Pour lui, « la rue est la plus grande galerie ouverte du monde » et il aime l’utiliser comme le réceptacle d’une réflexion imagée qui se nourrit de son environnement, de ses formations universitaires éclectiques et de l’inspiration du moment.

Fares Yessad © Mehdi Drissi

Fares Yessad © Mehdi Drissi

Moh, l’algérien d’aujourd’hui

Au fur et à mesure qu’il étale ses pensées sur les murs d’Alger, Fares fait grandir un personnage, qui se retrouve aussi dans ses sculptures et qui personnifie l’algérien d’aujourd’hui. Le déclic pour cette satyre sociale personnifiée lui vient de son expérience de la caricature, qu’il a ensuite fait évoluer sur d’autres supports. Mohammed, qui se fait appeler Moh, c’est un personnage qui se cherche et tangue entre deux systèmes de pensée sans savoir où se mettre.

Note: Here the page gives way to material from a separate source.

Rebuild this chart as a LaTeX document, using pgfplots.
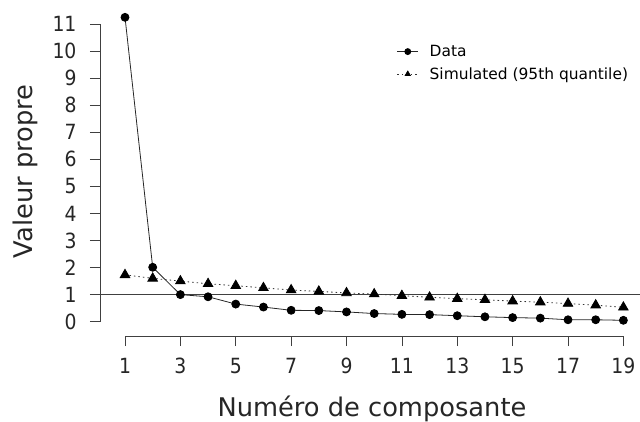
\documentclass[border=0pt]{standalone}
\usepackage{fontspec}
\setmainfont{DejaVu Sans}
\newfontfamily\condfont{DejaVu Sans Condensed}
\usepackage{pgfplots}
\pgfplotsset{compat=1.18}

\begin{document}
\begin{tikzpicture}
\useasboundingbox (-100bp,-86bp) rectangle (540bp,336bp);
\begin{axis}[
    at={(0,0)}, anchor=south west,
    scale only axis, width=540bp, height=331.4bp,
    xmin=0.097, xmax=19.60, ymin=-0.53, ymax=11.72,
    axis x line*=bottom, axis y line*=left,
    axis line style={draw=none},
    clip=false,
    tick align=outside, major tick length=10bp,
    tick style={black!75, line width=0.7bp},
    xtick={1,3,...,19}, ytick={0,1,...,11},
    /pgf/number format/assume math mode=true,
    ticklabel style={font=\condfont\fontsize{21}{24}\selectfont, text=black!85},
    xticklabel style={anchor=base, yshift=-27bp},
    yticklabel style={anchor=east, xshift=-10bp},
    xlabel={Numéro de composante},
    ylabel={Valeur propre},
    label style={font=\fontsize{25.8}{28}\selectfont, text=black!85},
    xlabel style={at={(axis description cs:0.5037,-0.2444)}, anchor=base},
    ylabel style={at={(axis description cs:-0.139,0.497)}, anchor=center},
    legend style={draw=none, fill=none, at={(axis description cs:0.5494,0.878)},
        anchor=north west, font=\fontsize{15.5}{17}\selectfont,
        inner sep=0pt, nodes={inner sep=0pt}, row sep=9.5bp},
    legend cell align=left,
    legend image code/.code={
        \draw[mark repeat=2, mark phase=2, #1, mark size=3bp]
            plot coordinates {(0bp,0bp) (10.5bp,0bp) (21bp,0bp)};
        \path (32bp,0bp);},
]
% axis lines, R style: first to last tick only
\draw[black!75, line width=0.7bp] (axis cs:1,-0.53) -- (axis cs:19,-0.53);
\draw[black!75, line width=0.7bp] (axis cs:0.097,0) -- (axis cs:0.097,11);

% Kaiser line
\addplot[forget plot, black!75, line width=0.8bp] coordinates {(0.097,1) (19.60,1)};

% observed eigenvalues
\addplot[black!85, line width=0.8bp, mark=*, mark size=4bp,
    mark options={black, solid}] coordinates {
    (1,11.25) (2,2.01) (3,1.00) (4,0.92) (5,0.65) (6,0.54) (7,0.42)
    (8,0.41) (9,0.36) (10,0.30) (11,0.27) (12,0.26) (13,0.22) (14,0.18)
    (15,0.15) (16,0.13) (17,0.07) (18,0.07) (19,0.05)
};
\addlegendentry{Data}

% parallel analysis, 95th quantile
\addplot[black!80, line width=0.8bp, dash pattern=on 1.5bp off 3bp,
    mark=triangle*, mark size=5.5bp, mark options={black, solid}] coordinates {
    (1,1.73) (2,1.60) (3,1.50) (4,1.40) (5,1.33) (6,1.25) (7,1.17)
    (8,1.12) (9,1.06) (10,1.02) (11,0.96) (12,0.90) (13,0.85) (14,0.81)
    (15,0.76) (16,0.72) (17,0.67) (18,0.61) (19,0.53)
};
\addlegendentry{Simulated (95th quantile)}

\end{axis}
\end{tikzpicture}
\end{document}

« Moh est un citoyen avec un grand H, il s’inscrit dans plusieurs classes sociales. Moh porte les traces de la colonisation, Moh est musulman, Moh s’adapte au système dominant du capitalisme et on pourrait continuer à l’infini. Moh est tout ça à la fois et du coup il ne sait même pas où se positionner en terme d’identité. »

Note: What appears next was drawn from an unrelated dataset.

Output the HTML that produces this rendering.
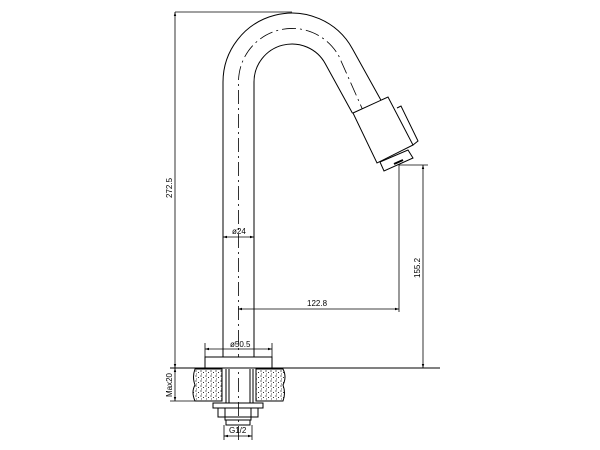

Ce qui intéresse Fares dans sa réflexion, c’est d’explorer la psyché de l’algérien actuel, pris en étau entre des systèmes dominants, à la fois arabo-musulman et capitaliste mais avant tout fruit de la mondialisation et de l’indépendance.

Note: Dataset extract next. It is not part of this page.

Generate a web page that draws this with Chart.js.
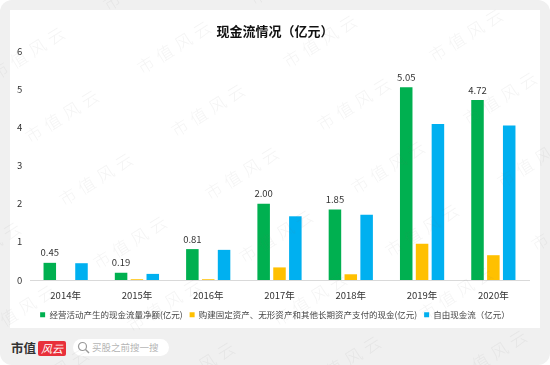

Lorsqu’il peint et dépeint Moh, Fares ne s’exclut pas du jugement qu’il émet, « c’est une formation négative de moi-même », nous dit-il.  Avec ce personnage, Fares parle d’une jeunesse qui n’arrive pas à se positionner et cherche une alternative aux systèmes actuels. Moh est laid, il interpelle, il est ridé mais « chaque ride raconte une histoire ».

Fares nous montre aussi son travail actuel, qui  s’inspire davantage de pictogrammes avec une « une symbolique antique » dont il aimerait « donner une interprétation locale ».  Peindre dans la rue est cependant un vrai jeu de cache-cache avec les autorités. Il faut les contourner en travaillant la nuit et constamment repeindre au-dessus des œuvres effacées.

L’un des terrains d’expression favoris des street artists est Ain Sbouja, espace délaissé où l’on retrouve des peintures murales de Sneak, Slimane Sayoud et d’autres artistes du collectif 213 Writers. Dans ce coin perché sur les hauteurs de la ville, les peintures côtoient les dictons et les couleurs se marient sur des murs défraîchis.

Fares Yassad © Mehdi Drissi

Fares Yassad © Mehdi Drissi

La société du spectacle

« Les réactions des passants sont plus intéressantes qu’on l’imagine », nous dit Fares. Les gens s’identifient aux personnes représentées et dégagent leurs propres interprétations.  Selon les quartiers, les messages et les réactions diffèrent, « il y a une scission sociale très marquée à Alger, entre Hydra, Sidi Yahia et le centre-ville ». Les écarts sont criants.

Ces décalages croissants s’expliquent par le passage sans transition d’un système collectiviste au capitalisme sauvage .

« Il y a cinquante ans tous les algériens marchaient pieds nus, et maintenant il y a ceux qui ont des chaussures et ceux qui sont restés pauvres. »

A ce propos, la symbolique du jeu intéresse beaucoup l’artiste et il en explore les déclinaisons sociales dans un jeu d’échecs grandeur nature.

les échecs

« En jouant, on se confronte à la décision ; en espérant une réussite, un bénéfice moral ».  Et parfois, « même sans prendre de décision, on se trouve dans un cadre de réussite par le seul échec de l’autre ». Enfin, dans un jeu, il y a aussi des règles à l’instar du cadre légal qui codifie le contrat social.

Chacun joue donc un rôle dans cette comédie et cela crée un paradoxe avec la vocation initiale du jeu « qui est censé être un divertissement et non une corvée».

Pour Fares, l’artiste aussi a un rôle à jouer dans cette mascarade, il doit être le garant d’une critique constante et refléter les mutations sociales dans toutes leurs contradictions.